= David Ross Lietch =

David Ross Lietch (c1809-1881) was a 19th-century Tyneside born poet and songwriter. His most famous song is the ballad "The Cliffs of Old Tynemouth".

==Life ==
Lietch was born c1809 at North Shields, the second son of Rev William Lietch. For some years he practised on Tyneside as a physician having gained his degree at the University of Edinburgh.

He published "Poetic Fragments", a volume of poetry in 1838 and founded the North Shields newspaper, "The Port of Tyne Pilot" which was published 1839-42 under his ownership.

He retired to the Lake District in the late 1840s, where he famously corresponded with William Wordsworth.
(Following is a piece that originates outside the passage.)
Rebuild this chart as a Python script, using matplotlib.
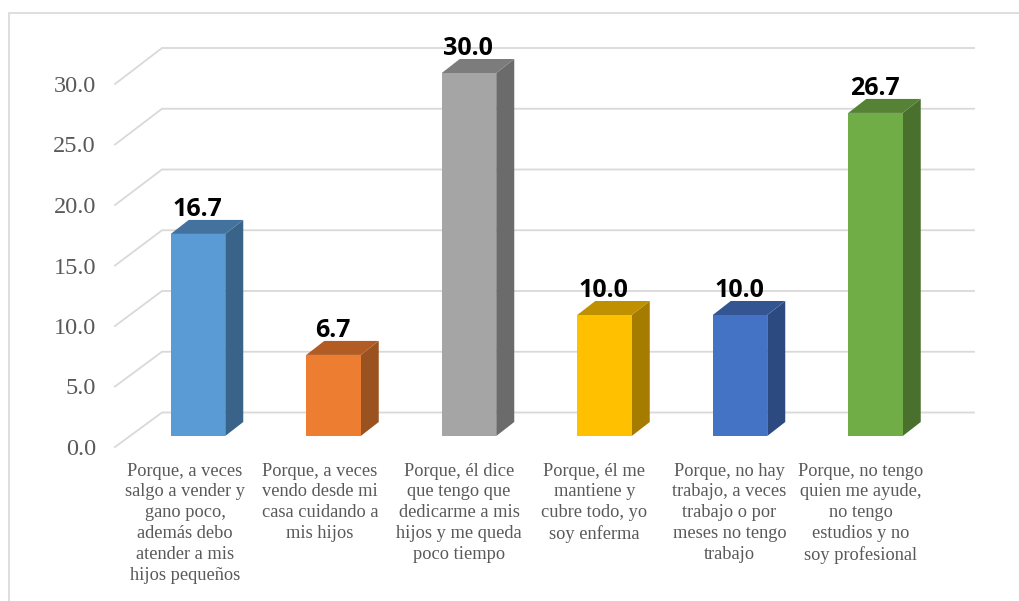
import matplotlib
matplotlib.use("Agg")
import matplotlib.pyplot as plt
from matplotlib.patches import Polygon

categories = [
    "Porque, a veces\nsalgo a vender y\ngano poco,\nademás debo\natender a mis\nhijos pequeños",
    "Porque, a veces\nvendo desde mi\ncasa cuidando a\nmis hijos",
    "Porque, él dice\nque tengo que\ndedicarme a mis\nhijos y me queda\npoco tiempo",
    "Porque, él me\nmantiene y\ncubre todo, yo\nsoy enferma",
    "Porque, no hay\ntrabajo, a veces\ntrabajo o por\nmeses no tengo\ntrabajo",
    "Porque, no tengo\nquien me ayude,\nno tengo\nestudios y no\nsoy profesional",
]
values = [16.7, 6.7, 30.0, 10.0, 10.0, 26.7]
ticks = [0, 5, 10, 15, 20, 25, 30]
front_colors = ["#5B9BD5", "#ED7D31", "#A5A5A5", "#FFC000", "#4472C4", "#70AD47"]
side_colors = ["#3A638A", "#9A5220", "#6B6B6B", "#A67C00", "#2C4A80", "#4A702E"]
top_colors = ["#44729F", "#B25C24", "#7C7C7C", "#BF9000", "#335693", "#558235"]
label_shift_px = [-13, -13.6, -10, -10, -10.5, -15]

W, H = 1020, 601
X0, STEP = 198.0, 135.5      # pixel of first bar, pixels per category
Y0, UNIT = 436.0, 12.1       # pixel of value 0, pixels per unit
DX, DY = 18 / STEP, 14 / UNIT
BAR_W = 54.5 / STEP
WALL_SCALE = 12.15 / UNIT

fig = plt.figure(figsize=(W / 100, H / 100), dpi=100)
ax = fig.add_axes([0, 0, 1, 1])
ax.set_xlim(-X0 / STEP, (W - X0) / STEP)
ax.set_ylim((Y0 - H) / UNIT, Y0 / UNIT)
ax.axis("off")

GRID = "#D9D9D9"
px = lambda p: (p - X0) / STEP

# Chart frame
ax.plot([px(9), px(9), px(1019)], [(Y0 - 601) / UNIT, (Y0 - 13) / UNIT, (Y0 - 13) / UNIT],
        color=GRID, lw=1.2, zorder=1, solid_joinstyle="miter")

# Floor and back-wall gridlines
for t in ticks:
    y_back = t * WALL_SCALE + 23.5 / UNIT
    y_front = t - 11 / UNIT
    ax.plot([px(115), px(162), px(974)], [y_front, y_back, y_back],
            color=GRID, lw=1.3, zorder=1, solid_joinstyle="miter")
    ax.text(px(96), t - 11 / UNIT, f"{t:.1f}", ha="right", va="center_baseline",
            family="Liberation Serif", fontsize=17.5, color="#595959")

# Bars
xs = list(range(len(values)))
ax.bar(xs, values, width=BAR_W, color=front_colors, zorder=4)
for x, v, sc, tc in zip(xs, values, side_colors, top_colors):
    l, r = x - BAR_W / 2, x + BAR_W / 2
    ax.add_patch(Polygon([(r, 0), (r + DX, DY), (r + DX, v + DY), (r, v)],
                         closed=True, fc=sc, ec="none", zorder=3))
    ax.add_patch(Polygon([(l, v), (r, v), (r + DX, v + DY), (l + DX, v + DY)],
                         closed=True, fc=tc, ec="none", zorder=3))
    ax.text(x - 1 / STEP, v + 27.5 / UNIT, f"{v:.1f}", ha="center", va="center_baseline",
            family="Open Sans", fontweight="bold", fontsize=18, color="black", zorder=5)

# Category labels
for x, c, s in zip(xs, categories, label_shift_px):
    ax.text(x + s / STEP, (Y0 - 462.5) / UNIT, c, ha="center", va="top", multialignment="center",
            family="Liberation Serif", fontsize=13.2, color="#595959", linespacing=1.30)

fig.savefig("out.png", dpi=100)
He died on 16 August 1881, and was buried in Crosthwaite Churchyard, Keswick, Cumberland, not far from the grave of Robert Southey.

== Family ==
Lietch was the second son of Rev William Lietch who was a Presbyterian minister. An article in the local paper describes a dinner given in Seaton Sluice to "the Rev William Lietch of North Shields" at which he was presented with a gold watch inscribed "-----from his congregation and friends at Seaton Sluice, as a mark of esteem for him and his ministry during 34 years. 1837". Lietch had at least 7 siblings including William (died June, 1837), Barbara, Jane, Thomas Carr (a lawyer who became a solicitor, the first town clerk of Tynemouth and possibly Russian Vice Consul in Newcastle), Isabella, Robert, and Ellen.

He was also a schoolmaster, and founded the Albion Academy in North Shields.

The family always spelled their surname as Lietch but after the late 1800s it almost always appears in records as Leitch. However, some other publications appear to have mis-read the hand-written comment on a manuscript as "D Leutch"

Much of this information is from Mr Leitch's 3x great niece, Eleanor Clouter, of Canada.

== Works ==
These include :
- "The Cliffs of Old Tynemouth" – (not in local Geordie dialect - written c 1843 and to the tune of the Irish Air "The Meeting of the Waters".
- "Willie Green"- a ballad written in 1870 in the Cumbrian dialect.
- "Red Eric and Lord Delaval" – which is from "Poetic Fragments" and is one of his several "Tales of the Borders".